Assuming that Brexit is happening and there will be negotiations between the UK and the rest of the EU, executives need to identify what their company and their sector require to emerge from those negotiations.

Executives need to compile a shopping list of what needs to remain or change in the post-Brexit environment.

The question to ask is: "what do we need to ensure that this business continues with minimal interruption?" Answering that question involves identifying the ways in which EU law and practice currently help the company or sector to trade more easily. Put another way, what would be the legal obstacles that would have to be overcome post-Brexit?

The shopping list could comprise of, for example, provisions on licensing, authorisation, passporting, movement of people, mutual recognition of qualifications or standards as well as tariffs/fee-free arrangements.  One wants to avoid tariffs or charges but also obstacles to the business actually trading.  Some businesses may even need State aid or restructuring aid to deal with the seismic changes.

Businesses and sectors could then brief governments on their shopping lists to try to ensure that those lists are part of the negotiating agenda.

Briefing one's own government is critical but briefing other governments is also important.  They may also see the benefit for their own industry too.  And a critical mass needs to be built up because the negotiations will be complex: there are 27 remaining EU Member States, 3 European Economic Area States, a host of EU institutions, national parliaments and a plethora of lobbying groups.

Briefing the UK government is critical because there is an obvious tactical value in any negotiation, where one is not present, to create a situation where both sides of the table are calling for the same result.  The UK has the advantage of not wanting to damage industry either (provided UK industry is not affected) so it may be a powerful ally.
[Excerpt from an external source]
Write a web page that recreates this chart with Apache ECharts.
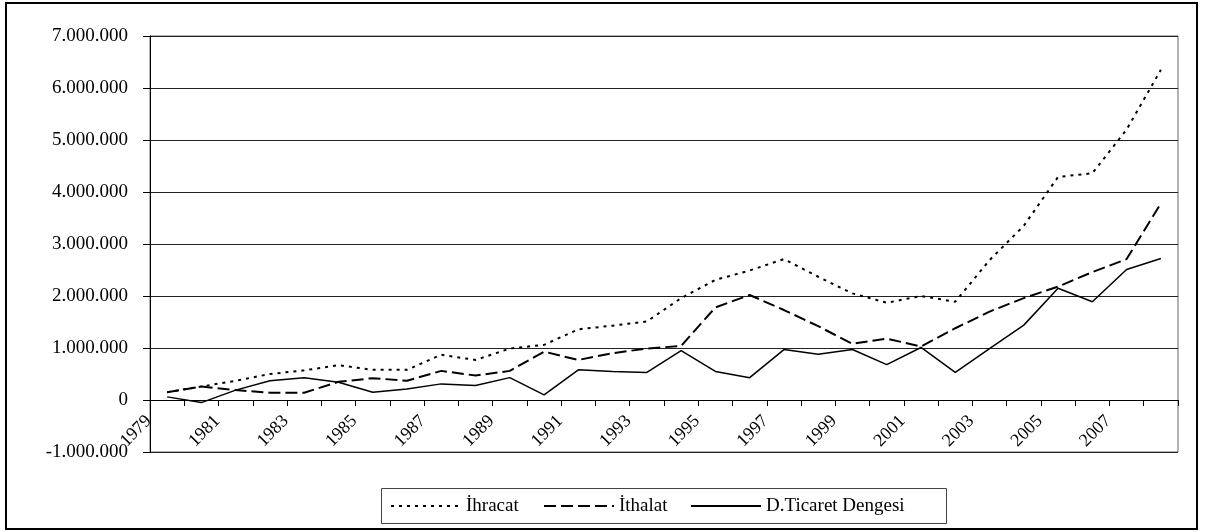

It would also be important to brief the European Commission because it needs to know what will help a business that is remaining within the EU.

Keeping EU law in mind is critical in the compilation of the shopping list and the negotiation of the deal.  EU law constrains what the EU and the remaining Member States may do in the negotiations.  For example, there cannot easily be special bilateral deals, discrimination or breaches of existing EU law.  Equally, there are ways in crafting and presenting arguments which are compatible with EU law and are more likely to succeed. There is no point in compiling a wonderful wish list which cannot be delivered under EU law. It needs to be EU law proofed.

Any lobbying needs to comply with EU and national lobbying rules.

Equally, such lobbying needs to comply with competition law - for example, competitors must not exchange competitively sensitive information.

As we move from the politics to the practicalities, it is time to move from the shock to the shopping list to protect businesses and the jobs in those businesses.